Una cruzada por la vida

Una cruzada por la vida

MARIEN ARISTY CAPITÁN
Mil duendes parecían escaparse en cuanto ella aparecía. Tomaban las calles, comenzaban a hacer travesuras y, como si quisieran retarnos, nos invitaban a salir y a descubrirlos. Con ellos, la ciudad se convertía en algo mágico, lúdico, especial.

Hoy la realidad es muy distinta. En cuanto la noche llega, todos se esconden y se resguardan. Estos nuevos tiempos, aquellos que auguraban ser mejores, sólo les han traído peligro y aburrimiento: ya no pueden, como antes, andar descubriendo nuevos recovecos ni jugando a ser libres.

Al verles así, encerrados, no puedo más que pensar en lo triste que ha sido condenar a nuestros jóvenes espíritus a un ostracismo que tiene muy poco de voluntario y mucho de prudencia. Pero, ante los absurdos embates de la violencia, ¿qué otro remedio queda?

Con unos ciudadanos que salen armados hasta los dientes vayan donde vayan y no les tiembla el pulso para desenfundar sus armas y disparar, cada vez somos más los que decidimos apostar por el encierro y la seguridad: es mejor pecar de mojigato y no terminar siendo víctima de una bala equivocada.

Dejando de lado la pérdida de nuestro albedrío, es oportuno que pensemos en el punto más álgido de la degradación a la que hemos llegado: la gente se está matando por tonterías y, producto de ello, son muchos los que sienten miedo ante la posibilidad de que la tragedia pueda tocar a sus puertas.

Basta pensar en la muerte de los tres muchachos que perdieron sus vidas en Loft el miércoles pasado, para ver lo que hemos hecho con nuestra sociedad. ¿Cómo es posible que tres personas se enfrenten a tiros a causa de una discusión generada por la reservación de una mesa y, posteriormente, por las insinuaciones que se le puedan haber hecho a una muchacha?

Por más que se hayan caldeado los ánimos, estas muertes se pudieron haber evitado. Para comenzar, en cuanto comenzaron los enfrentamientos físicos debieron haber llamado a los agentes del orden o haber sacado a uno de los grupos afuera, asegurándose de que se marcharan antes de que salieran los demás.

Otra forma de evitar este tipo de incidentes, y es la más certera, es desarmando a la población. No es posible, en un país en el que evidentemente se ha perdido todo el respeto por la vida, que la gente porte armas de fuego (del calibre que le dé la gana, por demás) con tanta tranquilidad.

En caso de que ninguno de esos chicos hubiera tenido un arma, el problema se hubiera zanjado con algunos puñetazos y un par de ojos morados. Se hubieran evitado, por tanto, la sangre, las lágrimas, las funerarias y los entierros.
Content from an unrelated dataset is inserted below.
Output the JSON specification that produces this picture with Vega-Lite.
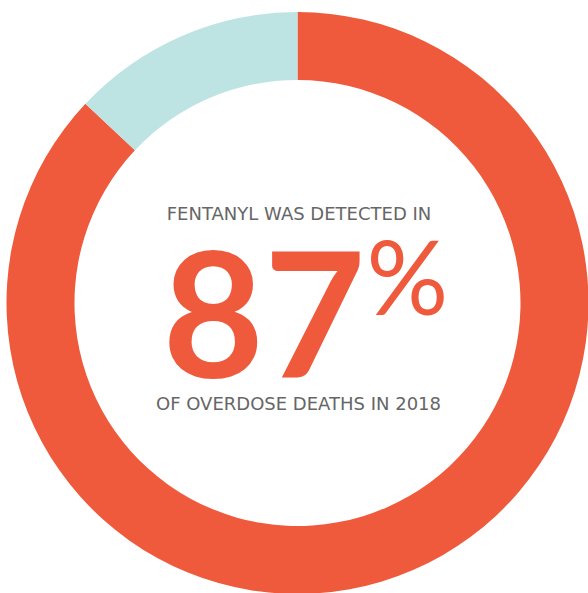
{
  "$schema": "https://vega.github.io/schema/vega-lite/v6.json",
  "width": 595,
  "height": 606,
  "padding": 0,
  "autosize": {"type": "none"},
  "background": "white",
  "view": {"stroke": null},
  "layer": [
    {
      "data": {"values": [
        {"category": "Fentanyl detected", "share": 87, "order": 1},
        {"category": "Fentanyl not detected", "share": 13, "order": 2}
      ]},
      "mark": {"type": "arc", "outerRadius": 291, "innerRadius": 223},
      "encoding": {
        "theta": {"field": "share", "type": "quantitative", "stack": true},
        "order": {"field": "order", "type": "quantitative"},
        "color": {
          "field": "category", "type": "nominal",
          "scale": {"domain": ["Fentanyl detected", "Fentanyl not detected"], "range": ["#EE5A3B", "#BDE3E3"]},
          "legend": null
        }
      }
    },
    {
      "data": {"values": [{"t": "FENTANYL WAS DETECTED IN"}]},
      "mark": {"type": "text", "font": "DejaVu Sans", "fontSize": 18, "color": "#666666", "align": "center", "baseline": "middle", "dx": 1.5, "dy": -88},
      "encoding": {"text": {"field": "t", "type": "nominal"}}
    },
    {
      "data": {"values": [{"t": "OF OVERDOSE DEATHS IN 2018"}]},
      "mark": {"type": "text", "font": "DejaVu Sans", "fontSize": 18, "color": "#666666", "align": "center", "baseline": "middle", "dx": 1, "dy": 102},
      "encoding": {"text": {"field": "t", "type": "nominal"}}
    },
    {
      "data": {"values": [{"t": "87"}]},
      "mark": {"type": "text", "font": "Lato", "fontWeight": "bold", "fontSize": 175, "color": "#EE5A3B", "align": "right", "baseline": "alphabetic", "dx": 68, "dy": 75},
      "encoding": {"text": {"field": "t", "type": "nominal"}}
    },
    {
      "data": {"values": [{"t": "%"}]},
      "mark": {"type": "text", "font": "Lato", "fontWeight": "normal", "fontSize": 102, "color": "#EE5A3B", "align": "left", "baseline": "alphabetic", "dx": 69, "dy": 12},
      "encoding": {"text": {"field": "t", "type": "nominal"}}
    }
  ]
}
Pero el incidente que tuvo lugar el domingo en Los Mameyes es todavía más inaudito: dos personas se enfrentan a tiros por el tapón de la gasolina de una motocicleta, llevándose consigo a otros dos que aparentemente no tenían nada que ver con ese asunto.

Aunque parecen distintos, ambos casos ofrecen una lectura muy clara de lo que está pasando en el país: estamos creando una generación de sociópatas que terminarán de destruirnos porque no seremos capaces de controlarles.

Todos los muertos, siete en total, son jóvenes de más de veinticuatro años pero menos de treinta y tres. Pero, a pesar de que fueron educados en contextos distintos, la mayoría demostró que tenía una personalidad violenta e incontrolable.

Esto nos obliga a replantearnos la forma en que estamos educando a nuestros hijos porque, evidentemente, estamos fallando como padres. ¿Será que, en nombre de las nuevas teorías, la paternidad se ha vuelto demasiado complaciente, ciega y estúpida?

No soy de las que cree que se debe educar a base de golpes, castigos desmedidos, frases hirientes y altas dosis de desprecio. Pero tampoco, tal como a muchos les sucede, con desidia y permisividad.

Hay que estar pendientes de los hijos. Hay que orientarlos y educarlos para el respeto, la verdad, la honestidad, la justicia… el bien. También tenemos que tomar conciencia y luchar por recuperar el país seguro que teníamos. De esta manera, haremos una cruzada por la vida.